EXERCISE DETAILS
From the very first line of the data to the line containing "0.57, 0.57, 0.57];", retype everything exactly, leaving the pictures behind.

────

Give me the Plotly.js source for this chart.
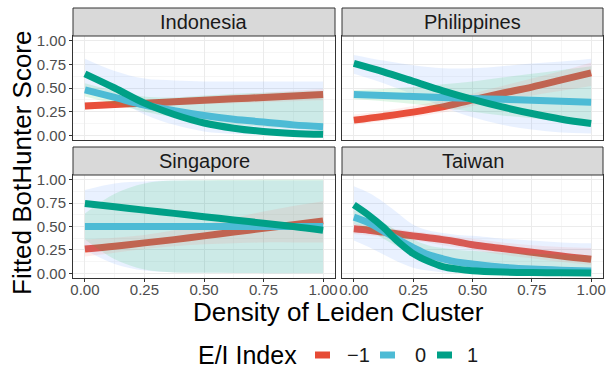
<!DOCTYPE html>
<html>
<head>
<meta charset="utf-8">
<script src="https://cdn.plot.ly/plotly-3.0.1.min.js"></script>
<style>html,body{margin:0;padding:0;background:#fff;}#chart{width:607px;height:371px;}</style>
</head>
<body>
<div id="chart"></div>
<script>
// ---------- data ----------
const density = [0, 0.125, 0.25, 0.375, 0.5, 0.625, 0.75, 0.875, 1];
const taiwDensity = [0, 0.0625, 0.125, 0.1875, 0.25, 0.3125, 0.375, 0.4375, 0.5, 0.625, 0.75, 0.875, 1];
const countries = ['Indonesia', 'Philippines', 'Singapore', 'Taiwan'];
const eiLevels = ['\u22121', '0', '1'];
const xTickVals = [0, 0.25, 0.5, 0.75, 1];
const xTickText = ['0.00', '0.25', '0.50', '0.75', '1.00'];
const yTickVals = [0, 0.25, 0.5, 0.75, 1];
const yTickText = ['0.00', '0.25', '0.50', '0.75', '1.00'];

// Indonesia
const indoNeg   = [0.31, 0.325, 0.34, 0.355, 0.37, 0.385, 0.40, 0.415, 0.43];
const indoNegLo = [0.27, 0.29, 0.31, 0.32, 0.33, 0.34, 0.35, 0.36, 0.37];
const indoNegHi = [0.35, 0.36, 0.37, 0.39, 0.41, 0.43, 0.45, 0.47, 0.49];
const indoZero   = [0.48, 0.40, 0.32, 0.26, 0.21, 0.17, 0.14, 0.11, 0.09];
const indoZeroLo = [0.41, 0.33, 0.25, 0.19, 0.14, 0.11, 0.09, 0.07, 0.05];
const indoZeroHi = [0.55, 0.47, 0.41, 0.40, 0.42, 0.44, 0.45, 0.46, 0.47];
const indoPos   = [0.65, 0.50, 0.34, 0.22, 0.13, 0.075, 0.04, 0.02, 0.01];
const indoPosLo = [0.50, 0.38, 0.22, 0.11, 0.04, 0.015, 0.005, 0.002, 0.001];
const indoPosHi = [0.81, 0.68, 0.60, 0.58, 0.57, 0.57, 0.57, 0.57, 0.57];

// Philippines
const philNeg   = [0.16, 0.20, 0.245, 0.30, 0.375, 0.445, 0.51, 0.585, 0.66];
const philNegLo = [0.11, 0.15, 0.19, 0.24, 0.31, 0.37, 0.42, 0.47, 0.52];
const philNegHi = [0.22, 0.26, 0.31, 0.37, 0.44, 0.52, 0.60, 0.68, 0.77];
const philZero   = [0.43, 0.42, 0.41, 0.40, 0.39, 0.38, 0.37, 0.36, 0.35];
const philZeroLo = [0.38, 0.36, 0.33, 0.29, 0.25, 0.21, 0.18, 0.15, 0.13];
const philZeroHi = [0.48, 0.49, 0.51, 0.54, 0.57, 0.61, 0.65, 0.69, 0.73];
const philPos   = [0.76, 0.67, 0.57, 0.47, 0.38, 0.30, 0.23, 0.17, 0.125];
const philPosLo = [0.65, 0.55, 0.43, 0.30, 0.19, 0.11, 0.06, 0.03, 0.02];
const philPosHi = [0.85, 0.79, 0.74, 0.71, 0.71, 0.73, 0.76, 0.78, 0.81];

// Singapore
const singNeg   = [0.26, 0.29, 0.325, 0.36, 0.40, 0.44, 0.48, 0.52, 0.56];
const singNegLo = [0.18, 0.22, 0.26, 0.29, 0.31, 0.32, 0.33, 0.33, 0.33];
const singNegHi = [0.36, 0.38, 0.41, 0.46, 0.52, 0.59, 0.66, 0.72, 0.77];
const singZero   = [0.50, 0.50, 0.50, 0.50, 0.50, 0.50, 0.50, 0.50, 0.50];
const singZeroLo = [0.36, 0.15, 0.04, 0.01, 0.005, 0.003, 0.002, 0.001, 0.001];
const singZeroHi = [0.64, 0.85, 0.96, 0.99, 0.995, 0.997, 0.998, 0.999, 0.999];
const singPos   = [0.745, 0.71, 0.675, 0.64, 0.605, 0.57, 0.535, 0.50, 0.46];
const singPosLo = [0.25, 0.10, 0.03, 0.01, 0.005, 0.003, 0.002, 0.001, 0.001];
const singPosHi = [0.89, 0.96, 0.98, 0.99, 0.99, 0.99, 0.99, 0.99, 0.99];

// Taiwan (finer density grid)
const taiwNeg   = [0.475, 0.46, 0.44, 0.42, 0.40, 0.38, 0.36, 0.335, 0.305, 0.265, 0.225, 0.185, 0.15];
const taiwNegLo = [0.42, 0.405, 0.39, 0.37, 0.35, 0.33, 0.30, 0.275, 0.25, 0.20, 0.16, 0.12, 0.09];
const taiwNegHi = [0.53, 0.51, 0.49, 0.47, 0.45, 0.43, 0.41, 0.39, 0.37, 0.33, 0.30, 0.28, 0.27];
const taiwZero   = [0.60, 0.54, 0.45, 0.36, 0.275, 0.20, 0.155, 0.12, 0.10, 0.065, 0.045, 0.033, 0.025];
const taiwZeroLo = [0.53, 0.46, 0.37, 0.28, 0.20, 0.14, 0.10, 0.075, 0.06, 0.035, 0.02, 0.015, 0.01];
const taiwZeroHi = [0.67, 0.62, 0.54, 0.45, 0.36, 0.30, 0.27, 0.25, 0.24, 0.22, 0.21, 0.20, 0.19];
const taiwPos   = [0.73, 0.62, 0.49, 0.335, 0.21, 0.13, 0.072, 0.045, 0.028, 0.014, 0.008, 0.005, 0.003];
const taiwPosLo = [0.35, 0.28, 0.20, 0.12, 0.06, 0.03, 0.01, 0.005, 0.002, 0.001, 0.001, 0.001, 0.001];
const taiwPosHi = [0.93, 0.86, 0.76, 0.64, 0.52, 0.46, 0.43, 0.41, 0.40, 0.37, 0.35, 0.33, 0.32];

// ---------- styling ----------
const lineColors = ['#E64B35', '#4DBBD5', '#00A087'];
const fillColors = ['rgba(248,118,109,0.12)', 'rgba(0,186,56,0.12)', 'rgba(97,156,255,0.14)'];

const panelX = [density, density, density, taiwDensity];
const panelSeries = [
  [[indoNeg, indoNegLo, indoNegHi], [indoZero, indoZeroLo, indoZeroHi], [indoPos, indoPosLo, indoPosHi]],
  [[philNeg, philNegLo, philNegHi], [philZero, philZeroLo, philZeroHi], [philPos, philPosLo, philPosHi]],
  [[singNeg, singNegLo, singNegHi], [singZero, singZeroLo, singZeroHi], [singPos, singPosLo, singPosHi]],
  [[taiwNeg, taiwNegLo, taiwNegHi], [taiwZero, taiwZeroLo, taiwZeroHi], [taiwPos, taiwPosLo, taiwPosHi]]
];

const W = 607, H = 371;
const px = v => v / W;
const py = v => 1 - v / H;
// panel pixel boxes [x0, x1, y0(top), y1(bottom)]
const panelBox = [
  [73, 335, 36, 140],
  [342, 603, 36, 140],
  [73, 335, 175, 278],
  [342, 603, 175, 278]
];
const stripH = 28;

const traces = [];
function ribbon(xv, ax, ay, lo, hi, color) {
  traces.push({x: xv, y: lo, xaxis: ax, yaxis: ay, mode: 'lines',
    line: {width: 0, shape: 'spline', smoothing: 1}, hoverinfo: 'skip', showlegend: false});
  traces.push({x: xv, y: hi, xaxis: ax, yaxis: ay, mode: 'lines', fill: 'tonexty',
    fillcolor: color, line: {width: 0, shape: 'spline', smoothing: 1}, hoverinfo: 'skip', showlegend: false});
}
function fitLine(xv, ax, ay, vals, k) {
  traces.push({x: xv, y: vals, xaxis: ax, yaxis: ay, mode: 'lines', name: eiLevels[k],
    line: {color: lineColors[k], width: 7, shape: 'spline', smoothing: 1}, showlegend: false});
}

const layout = {
  width: W, height: H,
  margin: {l: 0, r: 0, t: 0, b: 0},
  paper_bgcolor: '#FFFFFF', plot_bgcolor: '#FFFFFF',
  font: {family: 'Liberation Sans, Arial, sans-serif', color: '#000000'},
  showlegend: false,
  shapes: [], annotations: []
};

panelSeries.forEach((ser, i) => {
  const sfx = i === 0 ? '' : String(i + 1);
  const ax = 'x' + sfx, ay = 'y' + sfx;
  const xv = panelX[i];
  // draw order: line(-1), ribbon(1), ribbon(0), ribbon(-1), line(0), line(1)
  fitLine(xv, ax, ay, ser[0][0], 0);
  ribbon(xv, ax, ay, ser[2][1], ser[2][2], fillColors[2]);
  ribbon(xv, ax, ay, ser[1][1], ser[1][2], fillColors[1]);
  ribbon(xv, ax, ay, ser[0][1], ser[0][2], fillColors[0]);
  fitLine(xv, ax, ay, ser[1][0], 1);
  fitLine(xv, ax, ay, ser[2][0], 2);

  const b = panelBox[i];
  const bottomRow = i >= 2, leftCol = i % 2 === 0;
  layout['xaxis' + sfx] = {
    domain: [px(b[0]), px(b[1])], anchor: ay, range: [-0.05, 1.05],
    tickvals: xTickVals, ticktext: xTickText,
    showgrid: true, gridcolor: '#EBEBEB', gridwidth: 1,
    minor: {dtick: 0.125, tick0: 0, showgrid: true, gridcolor: '#F2F2F2', gridwidth: 0.7},
    showline: true, mirror: true, linecolor: '#333333', linewidth: 1, zeroline: false,
    ticks: bottomRow ? 'outside' : '', ticklen: 3, tickcolor: '#333333', tickwidth: 1,
    ticklabelstandoff: -5,
    showticklabels: bottomRow, tickfont: {size: 15, color: '#4D4D4D'}
  };
  layout['yaxis' + sfx] = {
    domain: [py(b[3]), py(b[2])], anchor: ax, range: [-0.05, 1.05],
    tickvals: yTickVals, ticktext: yTickText,
    showgrid: true, gridcolor: '#EBEBEB', gridwidth: 1,
    minor: {dtick: 0.125, tick0: 0, showgrid: true, gridcolor: '#F2F2F2', gridwidth: 0.7},
    showline: true, mirror: true, linecolor: '#333333', linewidth: 1, zeroline: false,
    ticks: leftCol ? 'outside' : '', ticklen: 3, tickcolor: '#333333', tickwidth: 1,
    showticklabels: leftCol, tickfont: {size: 15, color: '#4D4D4D'}
  };
  // strip
  layout.shapes.push({type: 'rect', xref: 'paper', yref: 'paper',
    x0: px(b[0]), x1: px(b[1]), y0: py(b[2]), y1: py(b[2] - stripH),
    fillcolor: '#D9D9D9', line: {color: '#333333', width: 1}, layer: 'above'});
  layout.annotations.push({xref: 'paper', yref: 'paper', x: px((b[0] + b[1]) / 2),
    y: py(b[2] - stripH / 2), text: countries[i], showarrow: false,
    xanchor: 'center', yanchor: 'middle', font: {size: 20, color: '#1A1A1A'}});
});

// axis titles
layout.annotations.push({xref: 'paper', yref: 'paper', x: px(338), y: py(312),
  text: 'Density of Leiden Cluster', showarrow: false, xanchor: 'center', yanchor: 'middle',
  font: {size: 26, color: '#000000'}});
layout.annotations.push({xref: 'paper', yref: 'paper', x: px(22), y: py(163),
  text: 'Fitted BotHunter Score', showarrow: false, textangle: -90, xanchor: 'center', yanchor: 'middle',
  font: {size: 26, color: '#000000'}});

// legend (drawn manually, ggplot-like)
const legendY = 355;
layout.annotations.push({xref: 'paper', yref: 'paper', x: px(196), y: py(legendY),
  text: 'E/I Index', showarrow: false, xanchor: 'left', yanchor: 'middle',
  font: {size: 25, color: '#000000'}});
const keyX = [315, 380, 437];
const labX = [345, 413, 465];
eiLevels.forEach((lab, k) => {
  layout.shapes.push({type: 'rect', xref: 'paper', yref: 'paper',
    x0: px(keyX[k]), x1: px(keyX[k] + 15), y0: py(legendY + 3.5), y1: py(legendY - 3.5),
    fillcolor: lineColors[k], line: {width: 0}});
  layout.annotations.push({xref: 'paper', yref: 'paper', x: px(labX[k]), y: py(legendY),
    text: lab, showarrow: false, xanchor: 'left', yanchor: 'middle',
    font: {size: 20, color: '#1A1A1A'}});
});

Plotly.newPlot('chart', traces, layout, {staticPlot: true, displayModeBar: false});
</script>
</body>
</html>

────

FULL OUTPUT
Give me the Plotly.js source for this chart.
<!DOCTYPE html>
<html>
<head>
<meta charset="utf-8">
<script src="https://cdn.plot.ly/plotly-3.0.1.min.js"></script>
<style>html,body{margin:0;padding:0;background:#fff;}#chart{width:607px;height:371px;}</style>
</head>
<body>
<div id="chart"></div>
<script>
// ---------- data ----------
const density = [0, 0.125, 0.25, 0.375, 0.5, 0.625, 0.75, 0.875, 1];
const taiwDensity = [0, 0.0625, 0.125, 0.1875, 0.25, 0.3125, 0.375, 0.4375, 0.5, 0.625, 0.75, 0.875, 1];
const countries = ['Indonesia', 'Philippines', 'Singapore', 'Taiwan'];
const eiLevels = ['\u22121', '0', '1'];
const xTickVals = [0, 0.25, 0.5, 0.75, 1];
const xTickText = ['0.00', '0.25', '0.50', '0.75', '1.00'];
const yTickVals = [0, 0.25, 0.5, 0.75, 1];
const yTickText = ['0.00', '0.25', '0.50', '0.75', '1.00'];

// Indonesia
const indoNeg   = [0.31, 0.325, 0.34, 0.355, 0.37, 0.385, 0.40, 0.415, 0.43];
const indoNegLo = [0.27, 0.29, 0.31, 0.32, 0.33, 0.34, 0.35, 0.36, 0.37];
const indoNegHi = [0.35, 0.36, 0.37, 0.39, 0.41, 0.43, 0.45, 0.47, 0.49];
const indoZero   = [0.48, 0.40, 0.32, 0.26, 0.21, 0.17, 0.14, 0.11, 0.09];
const indoZeroLo = [0.41, 0.33, 0.25, 0.19, 0.14, 0.11, 0.09, 0.07, 0.05];
const indoZeroHi = [0.55, 0.47, 0.41, 0.40, 0.42, 0.44, 0.45, 0.46, 0.47];
const indoPos   = [0.65, 0.50, 0.34, 0.22, 0.13, 0.075, 0.04, 0.02, 0.01];
const indoPosLo = [0.50, 0.38, 0.22, 0.11, 0.04, 0.015, 0.005, 0.002, 0.001];
const indoPosHi = [0.81, 0.68, 0.60, 0.58, 0.57, 0.57, 0.57, 0.57, 0.57];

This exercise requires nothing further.